Menurut Shoemaker dan Reese terdapat beberapa etika komunikasi yaitu: 1) tanggung jawab; 2) kebebasan pers; 3) masalah etis; 4) ketepatan dan objektivitas dan 5) tindakan adil untuk semua orang.
Etika komunikasi sangat perlu diterapkan ke dalam proses komunikasi, karena pada dasarnya etika komunikasi ini ada untuk menciptakan suatu komunikasi dua arah yang mencirikan penghargaan, perhatian, dan dukungan timbal balik antara pihak-pihak yang berkomunikasi.
Hoaks mengenai vaksin covid-19, tentu akan semakin memperburuk keadaan.

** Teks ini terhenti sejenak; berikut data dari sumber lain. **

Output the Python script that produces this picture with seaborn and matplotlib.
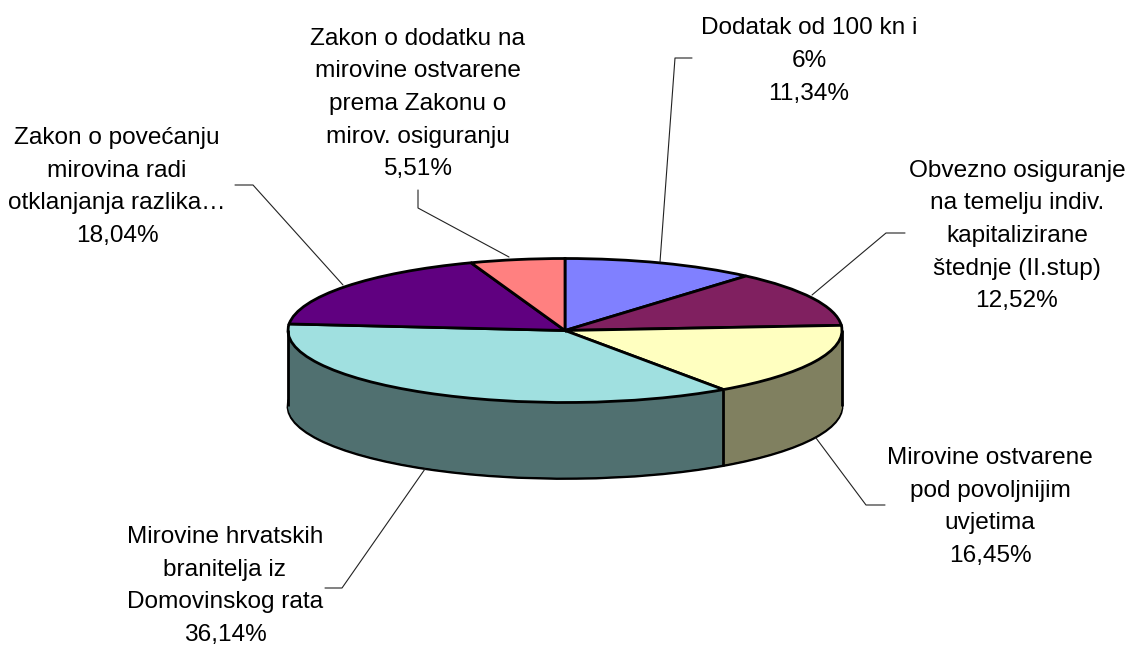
#!/usr/bin/env python3

import numpy as np
import matplotlib
matplotlib.use('Agg')
import matplotlib.pyplot as plt
import seaborn as sns

labels = ['Dodatak od 100 kn i\n6%',
          'Obvezno osiguranje\nna temelju indiv.\nkapitalizirane\nštednje (II.stup)',
          'Mirovine ostvarene\npod povoljnijim\nuvjetima',
          'Mirovine hrvatskih\nbranitelja iz\nDomovinskog rata',
          'Zakon o povećanju\nmirovina radi\notklanjanja razlika…',
          'Zakon o dodatku na\nmirovine ostvarene\nprema Zakonu o\nmirov. osiguranju']
shares = [11.34, 12.52, 16.45, 36.14, 18.04, 5.51]
top_colors = ['#8080ff', '#802060', '#ffffc0', '#a0e0e0', '#600080', '#ff8080']

# label centres and leader lines, in picture pixels
label_pos = [(809, 61), (1017, 236), (990, 507), (225, 586), (117, 187), (418, 104)]
leaders = [[(692, 58), (675, 58), (660, 262)],
           [(905, 233), (886, 233), (812, 295)],
           [(885, 505), (866, 505), (816, 438)],
           [(325, 588), (342, 588), (425, 469)],
           [(235, 185), (253, 185), (343, 285)],
           [(418, 190), (418, 208), (509, 257)]]

W, H = 1129, 646
CX, CY = 565, 330.5
RX, RY = 277, 72
DEPTH = 76


def to_data(px, py):
    return (px - CX) / RX, (CY - py) / RY


def draw_layer(ax, offset, colors, edge=False):
    ax.pie(shares, colors=colors, startangle=90, counterclock=False,
           center=(0, -offset / RY), radius=1,
           wedgeprops={'edgecolor': 'black' if edge else 'none',
                       'linewidth': 2 if edge else 0})


if __name__ == '__main__':
    sns.set_theme(style='white')
    plt.rcParams['font.family'] = ['Liberation Sans', 'DejaVu Sans']

    fig = plt.figure(figsize=(W / 100, H / 100), dpi=100)
    ax = fig.add_axes([0, 0, 1, 1])

    palette = sns.color_palette(top_colors)
    wall_colors = [tuple(np.array(c) * 0.5) for c in palette]

    # side wall is a stack of pies, bottom one carries the outline
    draw_layer(ax, DEPTH, wall_colors, edge=True)
    for offset in range(DEPTH - 1, 0, -1):
        draw_layer(ax, offset, wall_colors)
    draw_layer(ax, 0, palette, edge=True)

    ax.set_aspect('auto')
    ax.set_xlim(to_data(0, 0)[0], to_data(W, 0)[0])
    ax.set_ylim(to_data(0, H)[1], to_data(0, 0)[1])
    ax.axis('off')

    # vertical edges on the front of the wall
    bounds = np.cumsum(shares)[:-1] / 100 * 2 * np.pi
    front = [a for a in bounds if np.cos(a) < 0] + [np.pi / 2, 3 * np.pi / 2]
    for a in front:
        x, y = np.sin(a), np.cos(a)
        ax.plot([x, x], [y, y - DEPTH / RY], color='black', lw=2,
                solid_capstyle='butt')

    for pts in leaders:
        xy = np.array([to_data(*p) for p in pts])
        ax.plot(xy[:, 0], xy[:, 1], color='#222222', lw=0.8)

    for label, share, pos in zip(labels, shares, label_pos):
        text = label + '\n' + f'{share:.2f}'.replace('.', ',') + '%'
        x, y = to_data(*pos)
        ax.text(x, y, text, ha='center', va='center', fontsize=17.6,
                linespacing=1.63, color='black')

    fig.savefig('out.png', dpi=100)
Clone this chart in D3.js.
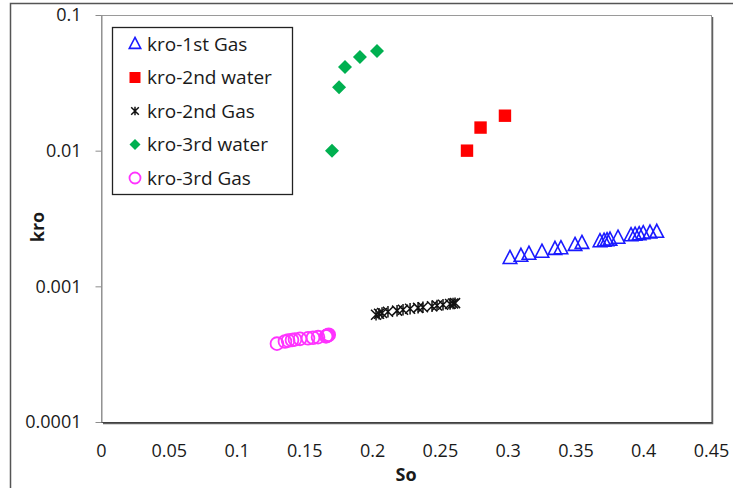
<!DOCTYPE html>
<html>
<head>
<meta charset="utf-8">
<script src="https://cdn.jsdelivr.net/npm/d3@7"></script>
<style>
  html, body { margin: 0; padding: 0; background: #fff; }
  svg { display: block; }
  text { font-family: "Open Sans", "Liberation Sans", sans-serif; fill: #1a1a1a; }
</style>
</head>
<body>
<svg id="chart" width="733" height="488"></svg>
<script>
// Oil relative permeability (kro) against oil saturation (So)
const gas1So  = [0.3017, 0.3098, 0.3157, 0.3253, 0.3349, 0.3393, 0.3497, 0.3548, 0.3681, 0.3711, 0.3733, 0.3755, 0.3814, 0.3910, 0.3940, 0.3970, 0.4000, 0.4050, 0.4100];
const gas1Kro = [0.00161, 0.00167, 0.00173, 0.00179, 0.00188, 0.00190, 0.00201, 0.00208, 0.00214, 0.00216, 0.00218, 0.00220, 0.00227, 0.00237, 0.00239, 0.00241, 0.00245, 0.00248, 0.00251];

const water2So  = [0.270, 0.280, 0.298];
const water2Kro = [0.0100, 0.0148, 0.0181];

const gas2So  = [0.2029, 0.2051, 0.2073, 0.2117, 0.2184, 0.2228, 0.2280, 0.2339, 0.2375, 0.2442, 0.2479, 0.2523, 0.2575, 0.2597, 0.2612];
const gas2Kro = [0.000618, 0.000628, 0.000636, 0.000650, 0.000662, 0.000672, 0.000684, 0.000694, 0.000702, 0.000714, 0.000722, 0.000732, 0.000742, 0.000748, 0.000752];

const water3So  = [0.1704, 0.1756, 0.1800, 0.1910, 0.2036];
const water3Kro = [0.0100, 0.0294, 0.0413, 0.0490, 0.0543];

const gas3So  = [0.1298, 0.1357, 0.1380, 0.1409, 0.1431, 0.1468, 0.1527, 0.1564, 0.1601, 0.1660, 0.1667, 0.1675, 0.1680];
const gas3Kro = [0.000378, 0.000392, 0.000398, 0.000402, 0.000406, 0.000410, 0.000414, 0.000418, 0.000422, 0.000428, 0.000432, 0.000436, 0.000440];

const xTicks = [0, 0.05, 0.1, 0.15, 0.2, 0.25, 0.3, 0.35, 0.4, 0.45];
const yTicks = [0.0001, 0.001, 0.01, 0.1];
const xTickLabels = ["0", "0.05", "0.1", "0.15", "0.2", "0.25", "0.3", "0.35", "0.4", "0.45"];
const yTickLabels = ["0.0001", "0.001", "0.01", "0.1"];

const seriesNames = ["kro-1st Gas", "kro-2nd water", "kro-2nd Gas", "kro-3rd water", "kro-3rd Gas"];

const svg = d3.select("#chart");

// outer chart frame
svg.append("rect")
  .attr("x", 10.5).attr("y", 3.5)
  .attr("width", 740).attr("height", 500)
  .attr("fill", "#fff").attr("stroke", "#555").attr("stroke-width", 1.5);

const plot = { left: 101, top: 15, right: 711, bottom: 422 };

const x = d3.scaleLinear().domain([0, 0.45]).range([plot.left, plot.right]);
const y = d3.scaleLog().domain([0.0001, 0.1]).range([plot.bottom, plot.top]);

// plot area with a soft drop shadow on the right and bottom
svg.append("path")
  .attr("d", `M${plot.right + 1.5},${plot.top + 2} V${plot.bottom + 1.5} H${plot.left + 2}`)
  .attr("fill", "none").attr("stroke", "#606060").attr("stroke-width", 1.5);
svg.append("rect")
  .attr("x", plot.left + 0.5).attr("y", plot.top + 0.5)
  .attr("width", plot.right - plot.left).attr("height", plot.bottom - plot.top)
  .attr("fill", "#fff").attr("stroke", "#9a9a9a").attr("stroke-width", 1);
svg.append("line")
  .attr("x1", plot.left).attr("x2", plot.right + 1)
  .attr("y1", plot.bottom + 0.5).attr("y2", plot.bottom + 0.5)
  .attr("stroke", "#404040").attr("stroke-width", 1.2);

// y axis (log)
const yAxis = d3.axisLeft(y)
  .tickValues(yTicks)
  .tickFormat((d, i) => yTickLabels[i])
  .tickSizeInner(6).tickSizeOuter(0).tickPadding(14);
const gy = svg.append("g").attr("transform", `translate(${plot.left + 0.5},0)`).call(yAxis);
gy.select(".domain").attr("stroke", "#8c8c8c");
gy.selectAll(".tick line").attr("stroke", "#8c8c8c");
gy.selectAll(".tick text").attr("font-size", 18).attr("fill", "#1a1a1a")
  .attr("font-family", "'Open Sans', sans-serif");

// x axis
const xAxis = d3.axisBottom(x)
  .tickValues(xTicks)
  .tickFormat((d, i) => xTickLabels[i])
  .tickSize(0).tickPadding(22);
const gx = svg.append("g").attr("transform", `translate(0,${plot.bottom})`).call(xAxis);
gx.select(".domain").remove();
gx.selectAll(".tick text").attr("font-size", 18).attr("fill", "#1a1a1a")
  .attr("font-family", "'Open Sans', sans-serif");

// axis titles
svg.append("text")
  .attr("x", (plot.left + plot.right) / 2).attr("y", 481)
  .attr("text-anchor", "middle").attr("font-size", 18).attr("font-weight", "bold")
  .text("So");
svg.append("text")
  .attr("transform", "translate(44,227) rotate(-90)")
  .attr("text-anchor", "middle").attr("font-size", 18).attr("font-weight", "bold")
  .text("kro");

// marker shapes
const triPath = s => `M0,${-s * 0.6} L${s * 0.52},${s * 0.4} L${-s * 0.52},${s * 0.4} Z`;
const starPath = s => `M${-s},${-s} L${s},${s} M${-s},${s} L${s},${-s} M0,${-s * 1.15} L0,${s * 1.15}`;
const diamondPath = s => `M0,${-s} L${s},0 L0,${s} L${-s},0 Z`;

const markers = [
  { name: seriesNames[0], so: gas1So, kro: gas1Kro,
    draw: (g, big) => g.append("path").attr("d", triPath(big ? 13 : 11)).attr("fill", "none").attr("stroke", "#1a1aff").attr("stroke-width", 1.6) },
  { name: seriesNames[1], so: water2So, kro: water2Kro,
    draw: (g, big) => { const h = big ? 6.2 : 5.5; g.append("rect").attr("x", -h).attr("y", -h).attr("width", 2 * h).attr("height", 2 * h).attr("fill", "#ff0000"); } },
  { name: seriesNames[2], so: gas2So, kro: gas2Kro,
    draw: (g, big) => g.append("path").attr("d", starPath(big ? 5 : 3.8)).attr("fill", "none").attr("stroke", "#111").attr("stroke-width", 1.5) },
  { name: seriesNames[3], so: water3So, kro: water3Kro,
    draw: (g, big) => g.append("path").attr("d", diamondPath(big ? 7 : 5.5)).attr("fill", "#00b050") },
  { name: seriesNames[4], so: gas3So, kro: gas3Kro,
    draw: (g, big) => g.append("circle").attr("r", big ? 6.4 : 5.5).attr("fill", "none").attr("stroke", "#ff33ff").attr("stroke-width", 1.8) }
];

// data points
markers.forEach(m => {
  const g = svg.append("g").attr("class", "series");
  m.so.forEach((v, i) => {
    const pt = g.append("g").attr("transform", `translate(${x(v)},${y(m.kro[i])})`);
    m.draw(pt, true);
  });
});

// legend
const legend = svg.append("g");
legend.append("rect")
  .attr("x", 112.5).attr("y", 27.5).attr("width", 180).attr("height", 167)
  .attr("fill", "#fff").attr("stroke", "#222").attr("stroke-width", 1.3);
markers.forEach((m, i) => {
  const cy = 44 + i * 33.5;
  const mk = legend.append("g").attr("transform", `translate(135,${cy})`);
  m.draw(mk, false);
  legend.append("text")
    .attr("x", 147).attr("y", cy).attr("dy", "0.35em")
    .attr("font-size", 19).text(m.name);
});
</script>
</body>
</html>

Berbagai upaya telah dilakukan pemerintah untuk menangkal hoaks. Sayangnya, pepatah 'mati satu tumbuh seribu' nampaknya sangat tepat untuk menggambarkan penyebaran hoaks. Apalagi penyebaran semakin mudah melalui media sosial.
Sebagai fenomena komunikasi yang muncul akhir-akhir ini, hoaks mengenai vaksin covid-19 merupakan pelanggaran terhadap etika komunikasi. Terlepas dari motif pelaku penyebar hoaks, dan juga terlepas dari kesengajaan atau tidak, hoaks vaksin covid-19 ini merugikan banyak pihak.Â
Jika dilihat melalui perspektif Shoemaker dan Reese, hoaks covid-19 tentu merupakan informasi yang tidak dapat dipertanggungjawabkan, sangat subjektif, dan terkait masalah etis, hoaks tentu tidak etis untuk disebarkan. Hoaks menghambat proses komunikasi.
Komunikasi antara pemerintah dan rakyat yang sangat penting dibangun di masa krisis akan terhambat. Tujuan komunikasi yang sebenarnya mengarah pada penghargaan dan perhatian malah mengarah pada kecurigaan, ketakutan, kemarahan, dan kecemasan. Pemerintah akhirnya dituduh dengan berbagai tuduhan yang tidak mendasar, begitu pula sebaliknya.
Selain itu, penyebaran hoaks mengenai vaksin covid-19 ini sudah sangat jelas melanggar etika global. Mari kita cermati dampak hoaks mengenai vaksin covid-19 ini. Menurut kominfo, hoaks ini mengakibatkan beberapa akibat.
Pertama, banyak masyarakat ketakutan untuk datang ke rumah sakit, sehingga korban semakin banyak. Kedua, masyarakat menjadi khawatir bahwa pandemi covid-19 tidak akan berakhir dan tidak percaya pada vaksin. Tiga, masyarakat menjadi bingung dan memilih untuk tidak peduli dan juga saling menuduh.
 Tiga dampak ini tentu sangat berdampak pada kehidupan kita. Tatanan global yang diharapkan yaitu penuh kedamaian, saling memahami, menjunjung tinggi kemanusiaan, menjadi semakin buram dengan penyebaran hoaks yang masif. Oleh karena itu, pemerintah perlu semakin giat untuk membasmi hoaks, dan masyarakat perlu semakin bijak menyaring informasi.
Pemerintah dan rakyat perlu sama-sama membangun komunikasi yang baik, yang mengarah pada penghargaan, dan juga perhatian. Hal ini tentu perlu dilakukan untuk tercapainya tatanan global yang baik.